Loops are considered independent when the computation of iteration Y of a loop can be done independently of the computation of iteration X. In other words, if iteration 1 of a loop can be computed and iteration 2 simultaneously could be computed without using any result from iteration 1, then the loops are independent.
Occasionally, you can determine if a loop is independent by comparing results from the output of the loop with results from the same loop written with a decrementing index counter.
For example, the loop shown in example 1 might be independent if the code in example 2 generates the same result.
Example |
---|
#define MAX 1024 void loop_indep1(int a[MAX],int b[MAX]) { for (int j=0;j<MAX;j++) a[j] = b[j]; } #define MAX 1024 void loop_indep2(int a[MAX],int b[MAX]) { for (int j=MAX;j>0;j--) a[j] = b[j]; } |
When loops are dependent, improving loop performance becomes much more difficult. Loops can be dependent in several, general ways.
The following sections illustrate the different loop dependencies.

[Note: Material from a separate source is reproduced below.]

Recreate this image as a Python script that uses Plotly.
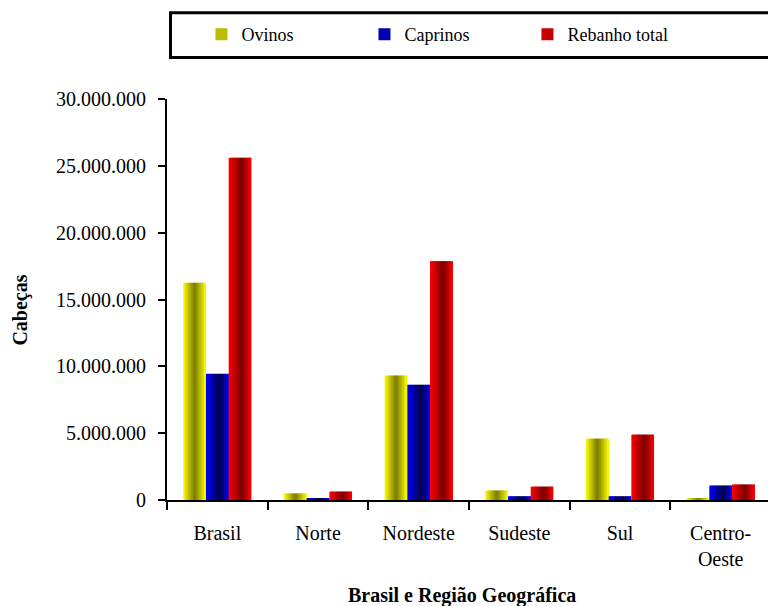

Cross-iteration flow dependence is created when variables are written then read in different iterations, as shown in the following example:
Example |
---|
void flow_dep(double A[]) { for (int j=1; j<1024; j++) A[j]=A[j-1]; } |
The above example is equivalent to the following lines for the first few iterations:
Sample Iterations |
---|
A[1]=A[0]; A[2]=A[1]; |
Recurrence relations feed information forward from one iteration to the next.
Example |
---|
void time_stepping_loops(double a[], double b[]) { for(int j=1; j<MAX; j++) { a[j] = a[j-1] + b[j]; } } |
Most recurrences cannot be made fully parallel. Instead, look for a loop further out or further in to parallelize. You might be able to get more performance gains through unrolling.

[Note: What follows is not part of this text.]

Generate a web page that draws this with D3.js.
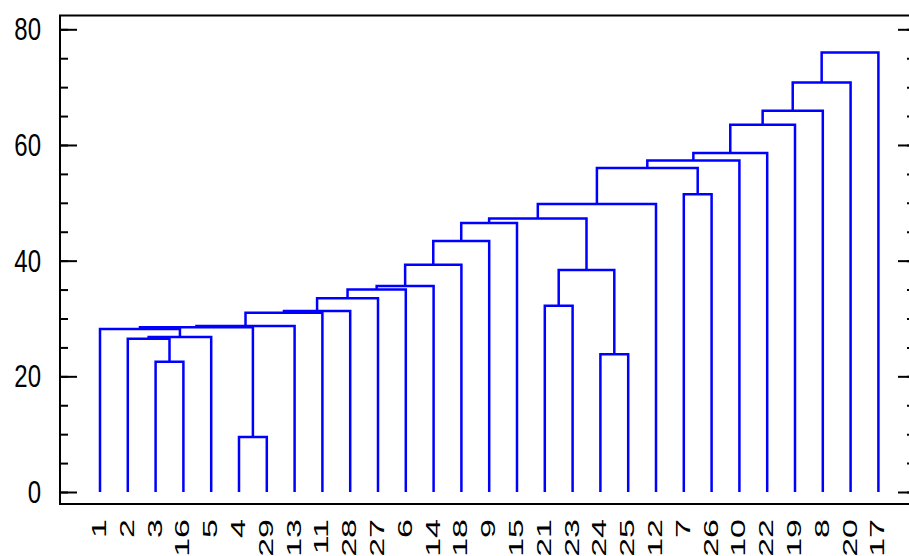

Cross-iteration anti-dependence is created when variables are read then written in different iterations, as shown in the following example:
Example |
---|
void anti_dep1(double A[]) { for (int j=1; j<1024; j++) A[j]=A[j+1]; } |
The above example is equivalent to the following lines for the first few iterations:
Sample Iterations |
---|
A[1]=A[2]; A[2]=A[3]; |
Cross-iteration output dependence is where variables are written then rewritten in a different iteration. The following example illustrates this type of dependency:
Example |
---|
void anti_dep2(double A[], double B[], double C[]) { for (int j=1; j<1024; j++) { A[j]=B[j]; A[j+1]=C[j]; } } |
The above example is equivalent to the following lines for the first few iterations:
Sample Iterations |
---|
A[1]=B[1]; A[2]=C[1]; A[2]=B[2]; A[3]=C[2]; |
The Intel® compiler can successfully vectorize or software pipeline (SWP) most loops containing reductions on simple math operators like multiplication (*), addition (+), subtraction (-), and division (/). Reductions collapse array data to scalar data by using associative operations:
Example |
---|
void reduction(double * sum, double c[]) { for (int j=0; j<MAX; j++) { *sum = *sum + c[j]; } } |
The compiler might occasionally misidentify a reduction and report flow-, anti-, output-dependencies or sometimes loop-carried memory-dependency-edges; in such cases, the compiler will not vectorize or SWP the loop. In such cases, recognize that the programming construct is simply a reduction, and direct the compiler through the use of pragmas to vectorize or SWP the loop; you can pragmas (like, #pragma ivdep or #pragma swp) to help the compiler in these cases.